Ashleigh is preaching in the park but we pass. A tough girl wants more money for George, is happy that we gave, and tells us about herself: how Angel president Sonny Barger is her uncle, and how her old man was the last Angel killed, the one that had his funeral in LIFE. It wasn’t that nice really. The Angels were irrational thugs, and everyone feared them. But they have to be tolerated, even celebrated, in our “do your own thing” ethos. A little compromised by the marijuana, I did not realize that my faded denim jacket constituted “colors”. Several blocks down Haight Street, near the Love Burger place, two Hells Angels accosted me, blocked my way, and accused me of not having respect for Chocolate George, and demanded I remove my colors. I quickly did so and spent the rest of the afternoon bare chested except for a bell on a red velvet cord Bonny gave me in Seattle. The thug vision summer of love differed from my own. As the joke goes: What is the difference between a Hoover and a Harley? A Hoover has the dirt bag on the inside.

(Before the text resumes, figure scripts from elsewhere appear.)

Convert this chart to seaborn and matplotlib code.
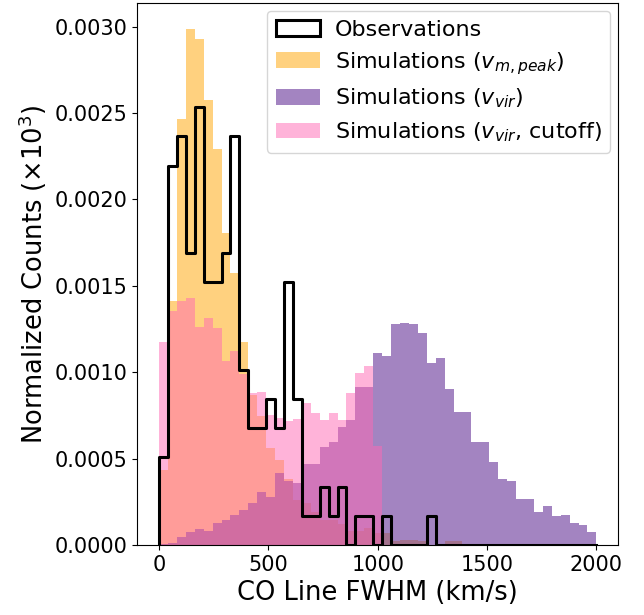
import numpy as np
import matplotlib
matplotlib.use('Agg')
import matplotlib.pyplot as plt
import seaborn as sns
from matplotlib.patches import Patch
from matplotlib.ticker import FormatStrFormatter

# 49 equal bins over 0-2000 km/s, shared by all four histograms
bin_edges = list(np.linspace(0, 2000, 50))
bin_centers = 0.5 * (np.array(bin_edges[:-1]) + np.array(bin_edges[1:]))

# observed sources per bin (normalised to a density when plotted)
obs_counts = [3, 13, 14, 10, 15, 9, 9, 10, 14, 6,
              4, 4, 5, 4, 9, 5, 1, 1, 2, 1,
              2, 0, 1, 1, 0, 1, 0, 0, 0, 0,
              1, 0, 0, 0, 0, 0, 0, 0, 0, 0,
              0, 0, 0, 0, 0, 0, 0, 0, 0]

# simulated densities read per bin
vpeak_density = [0.000434, 0.00141, 0.002465, 0.002988, 0.002929, 0.002577, 0.002292, 0.001805, 0.001574, 0.001177,
                 0.000869, 0.000747, 0.00056, 0.00049, 0.00038, 0.00026, 0.00024, 0.00019, 0.000145, 0.000145,
                 0.00012, 0.00008, 0.00008, 0.0001, 0.00007, 0.000068, 0.00002, 0.00003, 0.00003, 0.00002,
                 0.0, 0.0, 0.00002, 0.000025, 0.0, 0.0, 0.0, 0.0, 0.0, 0.0,
                 0.0, 0.0, 0.0, 0.0, 0.0, 0.0, 0.0, 0.0, 0.0]

vvir_density = [0.000006, 0.000013, 0.000048, 0.000077, 0.000093, 0.000083, 0.000129, 0.000145, 0.000174, 0.000203,
                0.000242, 0.000309, 0.000276, 0.000415, 0.00037, 0.000357, 0.00047, 0.00047, 0.000569, 0.000598,
                0.000685, 0.000724, 0.000917, 0.000917, 0.00111, 0.001095, 0.00128, 0.001284, 0.00128, 0.001226,
                0.001052, 0.001081, 0.0009, 0.000767, 0.000767, 0.000593, 0.000593, 0.000482, 0.000384, 0.000371,
                0.000266, 0.000266, 0.000189, 0.000226, 0.000168, 0.000174, 0.000129, 0.000114, 0.000075]

vvir_cut_density = [0.001172, 0.001355, 0.00141, 0.00143, 0.001264, 0.001316, 0.001255, 0.001062, 0.00112, 0.00099,
                    0.000879, 0.000888, 0.00075, 0.000734, 0.00072, 0.00073, 0.00082, 0.000764, 0.000724, 0.000764,
                    0.000724, 0.000879, 0.000994, 0.001037, 0.00057, 0.0, 0.0, 0.0, 0.0, 0.0,
                    0.0, 0.0, 0.0, 0.0, 0.0, 0.0, 0.0, 0.0, 0.0, 0.0,
                    0.0, 0.0, 0.0, 0.0, 0.0, 0.0, 0.0, 0.0, 0.0]

labels = ['Observations',
          r'Simulations ($v_{m,peak}$)',
          r'Simulations ($v_{vir}$)',
          r'Simulations ($v_{vir}$, cutoff)']
colors = ['black', 'orange', 'rebeccapurple', 'hotpink']

fig, ax = plt.subplots(figsize=(6.44, 6.15), dpi=100)
fig.subplots_adjust(left=0.213, right=0.96, top=0.995, bottom=0.114)

# simulated distributions as filled bars
for dens, col, alpha in [(vpeak_density, colors[1], 0.5),
                         (vvir_density, colors[2], 0.6),
                         (vvir_cut_density, colors[3], 0.5)]:
    sns.histplot(x=bin_centers, weights=dens, bins=bin_edges, stat='count',
                 color=col, alpha=alpha, linewidth=0, ax=ax)

# observations as a black outline
sns.histplot(x=bin_centers, weights=obs_counts, bins=bin_edges, stat='density',
             element='step', fill=False, color='black', linewidth=2.2, ax=ax)
# close the outline down to zero on the left side
line = ax.lines[-1]
lx, ly = line.get_data()
line.set_data(np.r_[lx[0], lx], np.r_[0, ly])
line.set_zorder(5)

ax.set_xticks([0, 500, 1000, 1500, 2000])
ax.yaxis.set_major_formatter(FormatStrFormatter('%.4f'))
ax.tick_params(labelsize=15)
ax.set_xlabel('CO Line FWHM (km/s)', fontsize=18.5)
ax.set_ylabel(r'Normalized Counts ($\times10^3$)', fontsize=18.5)

handles = [Patch(facecolor='white', edgecolor='black', linewidth=2.2, label=labels[0]),
           Patch(facecolor=colors[1], alpha=0.5, label=labels[1]),
           Patch(facecolor=colors[2], alpha=0.6, label=labels[2]),
           Patch(facecolor=colors[3], alpha=0.5, label=labels[3])]
ax.legend(handles=handles, loc='upper right', fontsize=16,
          borderaxespad=0.35, handletextpad=0.65, labelspacing=0.45)

fig.savefig('out.png', dpi=100)
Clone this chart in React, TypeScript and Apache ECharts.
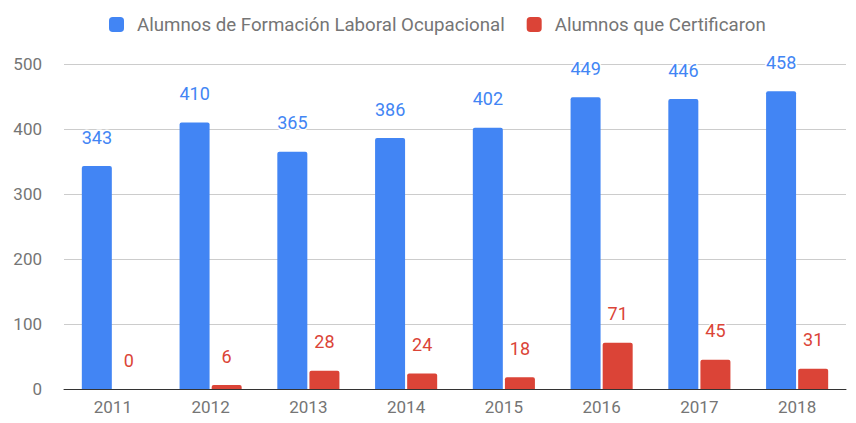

Find a moving spot, a cubby hole in some bushes, and toke up. Just finish when two cats of similar disposition walk by and light up a few feet down the trail. Girls run nearby, someone else is doing birdcalls. Mark blows some tunes on a leaf. Go back through the park to groove with Ashleigh Brilliant. The Angels have taken over the microphone for a pathetically touching extemporaneous eulogy to Chocolate George. Ashleigh stands beside his microphone like some kind of an asshole while these horrific greasers tell everyone how it is going to be because one of their number had run his bike off a cliff, a image symbolizing the untenability of the hippie vision — if you are going to be congenially gentle, even slightly tough fascists will take over. In his memory, no colors, cutaways, or Levi jackets were to be worn until he was buried, now they tell me.

Bought some incense and we hitched out of the Haight. A Black guy stopped and took us to University and Sixth in Berkeley. He was a Methodist minister, fresh back from two years in England, here for a conference. It was an easy relaxed ride, learned a little on the side.